-- SUPPLIED RECORDS --

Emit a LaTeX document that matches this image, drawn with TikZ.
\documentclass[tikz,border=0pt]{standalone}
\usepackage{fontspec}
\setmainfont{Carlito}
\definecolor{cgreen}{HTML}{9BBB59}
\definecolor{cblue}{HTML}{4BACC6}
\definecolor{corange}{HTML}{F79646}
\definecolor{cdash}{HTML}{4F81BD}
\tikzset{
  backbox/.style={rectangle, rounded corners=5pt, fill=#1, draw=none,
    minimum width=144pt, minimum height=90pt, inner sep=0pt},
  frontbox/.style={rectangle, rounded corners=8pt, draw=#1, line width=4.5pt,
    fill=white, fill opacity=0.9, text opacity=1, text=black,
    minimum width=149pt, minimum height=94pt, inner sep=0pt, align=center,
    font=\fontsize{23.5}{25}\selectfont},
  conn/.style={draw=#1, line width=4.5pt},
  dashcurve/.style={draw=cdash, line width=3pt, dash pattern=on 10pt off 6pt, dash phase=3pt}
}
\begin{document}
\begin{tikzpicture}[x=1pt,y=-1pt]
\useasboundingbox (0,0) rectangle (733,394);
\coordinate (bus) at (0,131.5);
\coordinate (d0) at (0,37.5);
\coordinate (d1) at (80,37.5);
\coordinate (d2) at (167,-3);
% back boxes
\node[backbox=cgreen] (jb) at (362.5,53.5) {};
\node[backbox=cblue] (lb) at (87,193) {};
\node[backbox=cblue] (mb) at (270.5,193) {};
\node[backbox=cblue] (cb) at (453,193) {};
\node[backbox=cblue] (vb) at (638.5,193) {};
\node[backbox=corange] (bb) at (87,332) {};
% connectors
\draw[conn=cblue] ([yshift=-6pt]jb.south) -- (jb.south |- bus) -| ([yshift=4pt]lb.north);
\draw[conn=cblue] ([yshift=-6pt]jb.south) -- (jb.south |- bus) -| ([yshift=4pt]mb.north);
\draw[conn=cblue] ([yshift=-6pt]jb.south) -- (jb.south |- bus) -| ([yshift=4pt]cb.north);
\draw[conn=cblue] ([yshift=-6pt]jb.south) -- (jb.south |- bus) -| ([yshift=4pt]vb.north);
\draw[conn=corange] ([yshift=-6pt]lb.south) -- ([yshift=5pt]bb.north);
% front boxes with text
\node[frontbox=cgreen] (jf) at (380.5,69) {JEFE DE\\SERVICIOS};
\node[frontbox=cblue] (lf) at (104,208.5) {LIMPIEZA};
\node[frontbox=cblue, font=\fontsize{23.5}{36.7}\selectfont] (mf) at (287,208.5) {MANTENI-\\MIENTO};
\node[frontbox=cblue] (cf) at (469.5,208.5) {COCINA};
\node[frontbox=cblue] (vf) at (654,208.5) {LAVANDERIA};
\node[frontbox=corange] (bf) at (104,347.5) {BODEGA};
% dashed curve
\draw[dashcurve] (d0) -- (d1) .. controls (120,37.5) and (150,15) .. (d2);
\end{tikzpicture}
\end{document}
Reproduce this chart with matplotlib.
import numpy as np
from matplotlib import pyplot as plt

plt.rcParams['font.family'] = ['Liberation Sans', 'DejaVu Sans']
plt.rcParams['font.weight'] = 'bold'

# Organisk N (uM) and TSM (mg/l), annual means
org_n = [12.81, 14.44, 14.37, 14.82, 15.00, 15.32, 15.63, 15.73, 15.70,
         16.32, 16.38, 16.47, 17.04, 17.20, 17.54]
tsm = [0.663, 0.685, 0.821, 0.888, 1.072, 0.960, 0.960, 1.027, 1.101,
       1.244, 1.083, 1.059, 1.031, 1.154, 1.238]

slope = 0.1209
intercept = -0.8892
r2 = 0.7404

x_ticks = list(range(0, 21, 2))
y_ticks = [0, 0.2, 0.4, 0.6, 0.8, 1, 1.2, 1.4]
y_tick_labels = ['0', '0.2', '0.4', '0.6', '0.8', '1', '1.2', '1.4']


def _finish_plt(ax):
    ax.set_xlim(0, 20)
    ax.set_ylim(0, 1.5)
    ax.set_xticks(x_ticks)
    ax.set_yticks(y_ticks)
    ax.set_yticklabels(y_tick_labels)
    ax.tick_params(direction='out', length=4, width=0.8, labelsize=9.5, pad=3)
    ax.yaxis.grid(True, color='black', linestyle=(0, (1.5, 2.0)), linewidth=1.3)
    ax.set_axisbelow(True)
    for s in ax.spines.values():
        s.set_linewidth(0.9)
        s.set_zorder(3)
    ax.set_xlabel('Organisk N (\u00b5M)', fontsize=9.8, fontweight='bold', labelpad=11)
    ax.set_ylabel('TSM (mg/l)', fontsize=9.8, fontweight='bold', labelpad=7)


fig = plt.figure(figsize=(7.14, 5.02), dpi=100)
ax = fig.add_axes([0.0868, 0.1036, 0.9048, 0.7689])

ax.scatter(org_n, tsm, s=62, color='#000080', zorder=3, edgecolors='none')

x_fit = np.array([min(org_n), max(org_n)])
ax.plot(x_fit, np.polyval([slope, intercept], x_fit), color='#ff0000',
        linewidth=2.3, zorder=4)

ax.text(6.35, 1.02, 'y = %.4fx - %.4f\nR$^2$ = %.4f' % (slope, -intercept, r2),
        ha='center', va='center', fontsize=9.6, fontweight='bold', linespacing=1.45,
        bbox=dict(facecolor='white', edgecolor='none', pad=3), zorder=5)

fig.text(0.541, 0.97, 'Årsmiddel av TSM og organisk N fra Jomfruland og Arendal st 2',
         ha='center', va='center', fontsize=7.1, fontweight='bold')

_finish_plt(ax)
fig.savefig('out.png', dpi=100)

-- GOAL --
Write the listing out again, exactly as shown above.

-- CORRECT RESULT --
Emit a LaTeX document that matches this image, drawn with TikZ.
\documentclass[tikz,border=0pt]{standalone}
\usepackage{fontspec}
\setmainfont{Carlito}
\definecolor{cgreen}{HTML}{9BBB59}
\definecolor{cblue}{HTML}{4BACC6}
\definecolor{corange}{HTML}{F79646}
\definecolor{cdash}{HTML}{4F81BD}
\tikzset{
  backbox/.style={rectangle, rounded corners=5pt, fill=#1, draw=none,
    minimum width=144pt, minimum height=90pt, inner sep=0pt},
  frontbox/.style={rectangle, rounded corners=8pt, draw=#1, line width=4.5pt,
    fill=white, fill opacity=0.9, text opacity=1, text=black,
    minimum width=149pt, minimum height=94pt, inner sep=0pt, align=center,
    font=\fontsize{23.5}{25}\selectfont},
  conn/.style={draw=#1, line width=4.5pt},
  dashcurve/.style={draw=cdash, line width=3pt, dash pattern=on 10pt off 6pt, dash phase=3pt}
}
\begin{document}
\begin{tikzpicture}[x=1pt,y=-1pt]
\useasboundingbox (0,0) rectangle (733,394);
\coordinate (bus) at (0,131.5);
\coordinate (d0) at (0,37.5);
\coordinate (d1) at (80,37.5);
\coordinate (d2) at (167,-3);
% back boxes
\node[backbox=cgreen] (jb) at (362.5,53.5) {};
\node[backbox=cblue] (lb) at (87,193) {};
\node[backbox=cblue] (mb) at (270.5,193) {};
\node[backbox=cblue] (cb) at (453,193) {};
\node[backbox=cblue] (vb) at (638.5,193) {};
\node[backbox=corange] (bb) at (87,332) {};
% connectors
\draw[conn=cblue] ([yshift=-6pt]jb.south) -- (jb.south |- bus) -| ([yshift=4pt]lb.north);
\draw[conn=cblue] ([yshift=-6pt]jb.south) -- (jb.south |- bus) -| ([yshift=4pt]mb.north);
\draw[conn=cblue] ([yshift=-6pt]jb.south) -- (jb.south |- bus) -| ([yshift=4pt]cb.north);
\draw[conn=cblue] ([yshift=-6pt]jb.south) -- (jb.south |- bus) -| ([yshift=4pt]vb.north);
\draw[conn=corange] ([yshift=-6pt]lb.south) -- ([yshift=5pt]bb.north);
% front boxes with text
\node[frontbox=cgreen] (jf) at (380.5,69) {JEFE DE\\SERVICIOS};
\node[frontbox=cblue] (lf) at (104,208.5) {LIMPIEZA};
\node[frontbox=cblue, font=\fontsize{23.5}{36.7}\selectfont] (mf) at (287,208.5) {MANTENI-\\MIENTO};
\node[frontbox=cblue] (cf) at (469.5,208.5) {COCINA};
\node[frontbox=cblue] (vf) at (654,208.5) {LAVANDERIA};
\node[frontbox=corange] (bf) at (104,347.5) {BODEGA};
% dashed curve
\draw[dashcurve] (d0) -- (d1) .. controls (120,37.5) and (150,15) .. (d2);
\end{tikzpicture}
\end{document}
Reproduce this chart with matplotlib.
import numpy as np
from matplotlib import pyplot as plt

plt.rcParams['font.family'] = ['Liberation Sans', 'DejaVu Sans']
plt.rcParams['font.weight'] = 'bold'

# Organisk N (uM) and TSM (mg/l), annual means
org_n = [12.81, 14.44, 14.37, 14.82, 15.00, 15.32, 15.63, 15.73, 15.70,
         16.32, 16.38, 16.47, 17.04, 17.20, 17.54]
tsm = [0.663, 0.685, 0.821, 0.888, 1.072, 0.960, 0.960, 1.027, 1.101,
       1.244, 1.083, 1.059, 1.031, 1.154, 1.238]

slope = 0.1209
intercept = -0.8892
r2 = 0.7404

x_ticks = list(range(0, 21, 2))
y_ticks = [0, 0.2, 0.4, 0.6, 0.8, 1, 1.2, 1.4]
y_tick_labels = ['0', '0.2', '0.4', '0.6', '0.8', '1', '1.2', '1.4']


def _finish_plt(ax):
    ax.set_xlim(0, 20)
    ax.set_ylim(0, 1.5)
    ax.set_xticks(x_ticks)
    ax.set_yticks(y_ticks)
    ax.set_yticklabels(y_tick_labels)
    ax.tick_params(direction='out', length=4, width=0.8, labelsize=9.5, pad=3)
    ax.yaxis.grid(True, color='black', linestyle=(0, (1.5, 2.0)), linewidth=1.3)
    ax.set_axisbelow(True)
    for s in ax.spines.values():
        s.set_linewidth(0.9)
        s.set_zorder(3)
    ax.set_xlabel('Organisk N (\u00b5M)', fontsize=9.8, fontweight='bold', labelpad=11)
    ax.set_ylabel('TSM (mg/l)', fontsize=9.8, fontweight='bold', labelpad=7)


fig = plt.figure(figsize=(7.14, 5.02), dpi=100)
ax = fig.add_axes([0.0868, 0.1036, 0.9048, 0.7689])

ax.scatter(org_n, tsm, s=62, color='#000080', zorder=3, edgecolors='none')

x_fit = np.array([min(org_n), max(org_n)])
ax.plot(x_fit, np.polyval([slope, intercept], x_fit), color='#ff0000',
        linewidth=2.3, zorder=4)

ax.text(6.35, 1.02, 'y = %.4fx - %.4f\nR$^2$ = %.4f' % (slope, -intercept, r2),
        ha='center', va='center', fontsize=9.6, fontweight='bold', linespacing=1.45,
        bbox=dict(facecolor='white', edgecolor='none', pad=3), zorder=5)

fig.text(0.541, 0.97, 'Årsmiddel av TSM og organisk N fra Jomfruland og Arendal st 2',
         ha='center', va='center', fontsize=7.1, fontweight='bold')

_finish_plt(ax)
fig.savefig('out.png', dpi=100)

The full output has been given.